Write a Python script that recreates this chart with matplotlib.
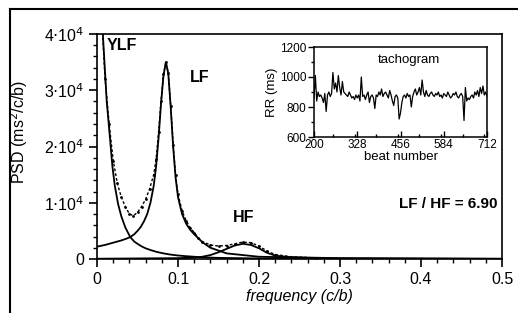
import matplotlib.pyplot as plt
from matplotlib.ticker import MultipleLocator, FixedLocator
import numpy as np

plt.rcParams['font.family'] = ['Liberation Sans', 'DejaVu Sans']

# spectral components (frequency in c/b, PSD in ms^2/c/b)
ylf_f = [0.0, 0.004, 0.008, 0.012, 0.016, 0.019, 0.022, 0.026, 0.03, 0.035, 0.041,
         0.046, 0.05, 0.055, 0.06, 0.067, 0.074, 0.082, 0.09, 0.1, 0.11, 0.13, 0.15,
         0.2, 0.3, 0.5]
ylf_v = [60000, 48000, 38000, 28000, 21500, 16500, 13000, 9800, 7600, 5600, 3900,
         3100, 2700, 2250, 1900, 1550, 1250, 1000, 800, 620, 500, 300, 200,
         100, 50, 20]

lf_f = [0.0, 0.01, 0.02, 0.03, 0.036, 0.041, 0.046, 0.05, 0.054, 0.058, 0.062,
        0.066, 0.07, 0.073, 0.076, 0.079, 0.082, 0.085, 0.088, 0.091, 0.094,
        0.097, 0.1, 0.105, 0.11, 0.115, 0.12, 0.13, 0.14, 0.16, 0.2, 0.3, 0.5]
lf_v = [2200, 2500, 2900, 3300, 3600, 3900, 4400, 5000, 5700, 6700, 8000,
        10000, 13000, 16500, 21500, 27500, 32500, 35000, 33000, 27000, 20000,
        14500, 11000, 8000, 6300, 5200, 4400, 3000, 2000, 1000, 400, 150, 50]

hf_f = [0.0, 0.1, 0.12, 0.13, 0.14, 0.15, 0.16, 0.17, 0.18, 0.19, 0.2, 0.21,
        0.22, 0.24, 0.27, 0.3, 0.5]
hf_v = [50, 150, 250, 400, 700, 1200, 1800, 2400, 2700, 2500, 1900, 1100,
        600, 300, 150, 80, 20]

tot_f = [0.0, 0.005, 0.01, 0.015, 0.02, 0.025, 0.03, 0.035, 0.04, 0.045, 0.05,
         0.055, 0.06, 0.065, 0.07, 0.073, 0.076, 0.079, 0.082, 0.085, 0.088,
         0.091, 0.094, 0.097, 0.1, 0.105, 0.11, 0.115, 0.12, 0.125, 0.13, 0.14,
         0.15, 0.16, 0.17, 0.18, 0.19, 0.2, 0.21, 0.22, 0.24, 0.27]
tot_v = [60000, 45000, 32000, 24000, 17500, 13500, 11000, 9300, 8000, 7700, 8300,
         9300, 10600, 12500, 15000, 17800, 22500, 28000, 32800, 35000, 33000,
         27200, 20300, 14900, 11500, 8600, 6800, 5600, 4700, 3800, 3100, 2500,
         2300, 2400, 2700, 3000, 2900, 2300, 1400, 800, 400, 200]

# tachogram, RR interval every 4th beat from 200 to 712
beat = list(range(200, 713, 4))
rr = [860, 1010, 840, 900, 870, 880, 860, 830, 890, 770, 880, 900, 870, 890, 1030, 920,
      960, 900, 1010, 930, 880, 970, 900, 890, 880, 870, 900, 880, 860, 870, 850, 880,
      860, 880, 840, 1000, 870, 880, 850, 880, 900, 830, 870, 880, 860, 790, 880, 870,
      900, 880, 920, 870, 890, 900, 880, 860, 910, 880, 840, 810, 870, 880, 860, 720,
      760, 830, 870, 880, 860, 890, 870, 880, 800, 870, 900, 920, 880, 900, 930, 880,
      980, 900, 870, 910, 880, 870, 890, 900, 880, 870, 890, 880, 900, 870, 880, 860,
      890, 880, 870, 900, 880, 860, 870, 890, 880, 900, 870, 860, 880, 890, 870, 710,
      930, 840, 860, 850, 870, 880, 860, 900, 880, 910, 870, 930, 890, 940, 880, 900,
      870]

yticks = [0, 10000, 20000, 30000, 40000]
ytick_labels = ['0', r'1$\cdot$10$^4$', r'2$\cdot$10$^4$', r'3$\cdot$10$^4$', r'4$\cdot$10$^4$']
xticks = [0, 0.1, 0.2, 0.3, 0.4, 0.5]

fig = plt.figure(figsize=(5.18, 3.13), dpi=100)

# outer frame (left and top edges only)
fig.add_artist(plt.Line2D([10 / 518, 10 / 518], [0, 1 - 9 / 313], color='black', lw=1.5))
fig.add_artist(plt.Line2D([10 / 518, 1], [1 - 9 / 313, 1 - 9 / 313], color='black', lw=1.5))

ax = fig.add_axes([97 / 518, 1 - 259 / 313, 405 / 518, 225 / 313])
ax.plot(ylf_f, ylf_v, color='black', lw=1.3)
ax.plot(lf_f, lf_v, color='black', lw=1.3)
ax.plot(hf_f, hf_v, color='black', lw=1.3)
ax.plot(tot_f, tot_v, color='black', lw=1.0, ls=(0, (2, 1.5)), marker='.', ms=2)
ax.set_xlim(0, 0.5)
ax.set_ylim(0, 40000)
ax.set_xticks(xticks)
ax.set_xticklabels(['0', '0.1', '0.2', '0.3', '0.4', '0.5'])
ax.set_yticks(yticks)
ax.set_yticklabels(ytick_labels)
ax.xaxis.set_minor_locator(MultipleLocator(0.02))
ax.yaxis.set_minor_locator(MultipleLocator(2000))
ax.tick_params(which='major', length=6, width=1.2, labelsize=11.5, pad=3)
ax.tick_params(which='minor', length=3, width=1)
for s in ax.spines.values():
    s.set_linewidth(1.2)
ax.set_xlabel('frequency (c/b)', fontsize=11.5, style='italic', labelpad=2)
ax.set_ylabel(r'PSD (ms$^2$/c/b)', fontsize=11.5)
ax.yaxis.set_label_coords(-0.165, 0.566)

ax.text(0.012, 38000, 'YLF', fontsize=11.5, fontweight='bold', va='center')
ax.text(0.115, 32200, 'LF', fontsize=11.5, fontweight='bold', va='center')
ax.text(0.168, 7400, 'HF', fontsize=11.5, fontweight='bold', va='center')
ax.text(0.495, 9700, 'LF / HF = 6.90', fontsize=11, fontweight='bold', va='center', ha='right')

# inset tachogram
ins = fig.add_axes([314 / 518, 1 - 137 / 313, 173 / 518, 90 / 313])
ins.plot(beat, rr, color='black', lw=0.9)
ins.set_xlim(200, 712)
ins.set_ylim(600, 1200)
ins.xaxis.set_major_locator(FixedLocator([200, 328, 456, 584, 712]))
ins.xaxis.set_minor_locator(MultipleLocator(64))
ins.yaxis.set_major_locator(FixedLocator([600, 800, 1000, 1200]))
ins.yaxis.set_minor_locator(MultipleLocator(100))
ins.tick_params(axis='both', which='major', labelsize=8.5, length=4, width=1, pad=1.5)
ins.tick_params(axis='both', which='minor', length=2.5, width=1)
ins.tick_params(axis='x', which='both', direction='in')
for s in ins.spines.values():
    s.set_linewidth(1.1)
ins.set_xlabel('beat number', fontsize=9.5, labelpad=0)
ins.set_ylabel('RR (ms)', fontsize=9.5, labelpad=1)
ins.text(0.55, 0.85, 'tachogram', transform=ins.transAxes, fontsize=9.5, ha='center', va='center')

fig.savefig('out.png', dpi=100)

EXERCISE PROMPT
Repeat the material above in full and exactly, apart from the pictures.

CORRECT RESULT
Write a Python script that recreates this chart with matplotlib.
import matplotlib.pyplot as plt
from matplotlib.ticker import MultipleLocator, FixedLocator
import numpy as np

plt.rcParams['font.family'] = ['Liberation Sans', 'DejaVu Sans']

# spectral components (frequency in c/b, PSD in ms^2/c/b)
ylf_f = [0.0, 0.004, 0.008, 0.012, 0.016, 0.019, 0.022, 0.026, 0.03, 0.035, 0.041,
         0.046, 0.05, 0.055, 0.06, 0.067, 0.074, 0.082, 0.09, 0.1, 0.11, 0.13, 0.15,
         0.2, 0.3, 0.5]
ylf_v = [60000, 48000, 38000, 28000, 21500, 16500, 13000, 9800, 7600, 5600, 3900,
         3100, 2700, 2250, 1900, 1550, 1250, 1000, 800, 620, 500, 300, 200,
         100, 50, 20]

lf_f = [0.0, 0.01, 0.02, 0.03, 0.036, 0.041, 0.046, 0.05, 0.054, 0.058, 0.062,
        0.066, 0.07, 0.073, 0.076, 0.079, 0.082, 0.085, 0.088, 0.091, 0.094,
        0.097, 0.1, 0.105, 0.11, 0.115, 0.12, 0.13, 0.14, 0.16, 0.2, 0.3, 0.5]
lf_v = [2200, 2500, 2900, 3300, 3600, 3900, 4400, 5000, 5700, 6700, 8000,
        10000, 13000, 16500, 21500, 27500, 32500, 35000, 33000, 27000, 20000,
        14500, 11000, 8000, 6300, 5200, 4400, 3000, 2000, 1000, 400, 150, 50]

hf_f = [0.0, 0.1, 0.12, 0.13, 0.14, 0.15, 0.16, 0.17, 0.18, 0.19, 0.2, 0.21,
        0.22, 0.24, 0.27, 0.3, 0.5]
hf_v = [50, 150, 250, 400, 700, 1200, 1800, 2400, 2700, 2500, 1900, 1100,
        600, 300, 150, 80, 20]

tot_f = [0.0, 0.005, 0.01, 0.015, 0.02, 0.025, 0.03, 0.035, 0.04, 0.045, 0.05,
         0.055, 0.06, 0.065, 0.07, 0.073, 0.076, 0.079, 0.082, 0.085, 0.088,
         0.091, 0.094, 0.097, 0.1, 0.105, 0.11, 0.115, 0.12, 0.125, 0.13, 0.14,
         0.15, 0.16, 0.17, 0.18, 0.19, 0.2, 0.21, 0.22, 0.24, 0.27]
tot_v = [60000, 45000, 32000, 24000, 17500, 13500, 11000, 9300, 8000, 7700, 8300,
         9300, 10600, 12500, 15000, 17800, 22500, 28000, 32800, 35000, 33000,
         27200, 20300, 14900, 11500, 8600, 6800, 5600, 4700, 3800, 3100, 2500,
         2300, 2400, 2700, 3000, 2900, 2300, 1400, 800, 400, 200]

# tachogram, RR interval every 4th beat from 200 to 712
beat = list(range(200, 713, 4))
rr = [860, 1010, 840, 900, 870, 880, 860, 830, 890, 770, 880, 900, 870, 890, 1030, 920,
      960, 900, 1010, 930, 880, 970, 900, 890, 880, 870, 900, 880, 860, 870, 850, 880,
      860, 880, 840, 1000, 870, 880, 850, 880, 900, 830, 870, 880, 860, 790, 880, 870,
      900, 880, 920, 870, 890, 900, 880, 860, 910, 880, 840, 810, 870, 880, 860, 720,
      760, 830, 870, 880, 860, 890, 870, 880, 800, 870, 900, 920, 880, 900, 930, 880,
      980, 900, 870, 910, 880, 870, 890, 900, 880, 870, 890, 880, 900, 870, 880, 860,
      890, 880, 870, 900, 880, 860, 870, 890, 880, 900, 870, 860, 880, 890, 870, 710,
      930, 840, 860, 850, 870, 880, 860, 900, 880, 910, 870, 930, 890, 940, 880, 900,
      870]

yticks = [0, 10000, 20000, 30000, 40000]
ytick_labels = ['0', r'1$\cdot$10$^4$', r'2$\cdot$10$^4$', r'3$\cdot$10$^4$', r'4$\cdot$10$^4$']
xticks = [0, 0.1, 0.2, 0.3, 0.4, 0.5]

fig = plt.figure(figsize=(5.18, 3.13), dpi=100)

# outer frame (left and top edges only)
fig.add_artist(plt.Line2D([10 / 518, 10 / 518], [0, 1 - 9 / 313], color='black', lw=1.5))
fig.add_artist(plt.Line2D([10 / 518, 1], [1 - 9 / 313, 1 - 9 / 313], color='black', lw=1.5))

ax = fig.add_axes([97 / 518, 1 - 259 / 313, 405 / 518, 225 / 313])
ax.plot(ylf_f, ylf_v, color='black', lw=1.3)
ax.plot(lf_f, lf_v, color='black', lw=1.3)
ax.plot(hf_f, hf_v, color='black', lw=1.3)
ax.plot(tot_f, tot_v, color='black', lw=1.0, ls=(0, (2, 1.5)), marker='.', ms=2)
ax.set_xlim(0, 0.5)
ax.set_ylim(0, 40000)
ax.set_xticks(xticks)
ax.set_xticklabels(['0', '0.1', '0.2', '0.3', '0.4', '0.5'])
ax.set_yticks(yticks)
ax.set_yticklabels(ytick_labels)
ax.xaxis.set_minor_locator(MultipleLocator(0.02))
ax.yaxis.set_minor_locator(MultipleLocator(2000))
ax.tick_params(which='major', length=6, width=1.2, labelsize=11.5, pad=3)
ax.tick_params(which='minor', length=3, width=1)
for s in ax.spines.values():
    s.set_linewidth(1.2)
ax.set_xlabel('frequency (c/b)', fontsize=11.5, style='italic', labelpad=2)
ax.set_ylabel(r'PSD (ms$^2$/c/b)', fontsize=11.5)
ax.yaxis.set_label_coords(-0.165, 0.566)

ax.text(0.012, 38000, 'YLF', fontsize=11.5, fontweight='bold', va='center')
ax.text(0.115, 32200, 'LF', fontsize=11.5, fontweight='bold', va='center')
ax.text(0.168, 7400, 'HF', fontsize=11.5, fontweight='bold', va='center')
ax.text(0.495, 9700, 'LF / HF = 6.90', fontsize=11, fontweight='bold', va='center', ha='right')

# inset tachogram
ins = fig.add_axes([314 / 518, 1 - 137 / 313, 173 / 518, 90 / 313])
ins.plot(beat, rr, color='black', lw=0.9)
ins.set_xlim(200, 712)
ins.set_ylim(600, 1200)
ins.xaxis.set_major_locator(FixedLocator([200, 328, 456, 584, 712]))
ins.xaxis.set_minor_locator(MultipleLocator(64))
ins.yaxis.set_major_locator(FixedLocator([600, 800, 1000, 1200]))
ins.yaxis.set_minor_locator(MultipleLocator(100))
ins.tick_params(axis='both', which='major', labelsize=8.5, length=4, width=1, pad=1.5)
ins.tick_params(axis='both', which='minor', length=2.5, width=1)
ins.tick_params(axis='x', which='both', direction='in')
for s in ins.spines.values():
    s.set_linewidth(1.1)
ins.set_xlabel('beat number', fontsize=9.5, labelpad=0)
ins.set_ylabel('RR (ms)', fontsize=9.5, labelpad=1)
ins.text(0.55, 0.85, 'tachogram', transform=ins.transAxes, fontsize=9.5, ha='center', va='center')

fig.savefig('out.png', dpi=100)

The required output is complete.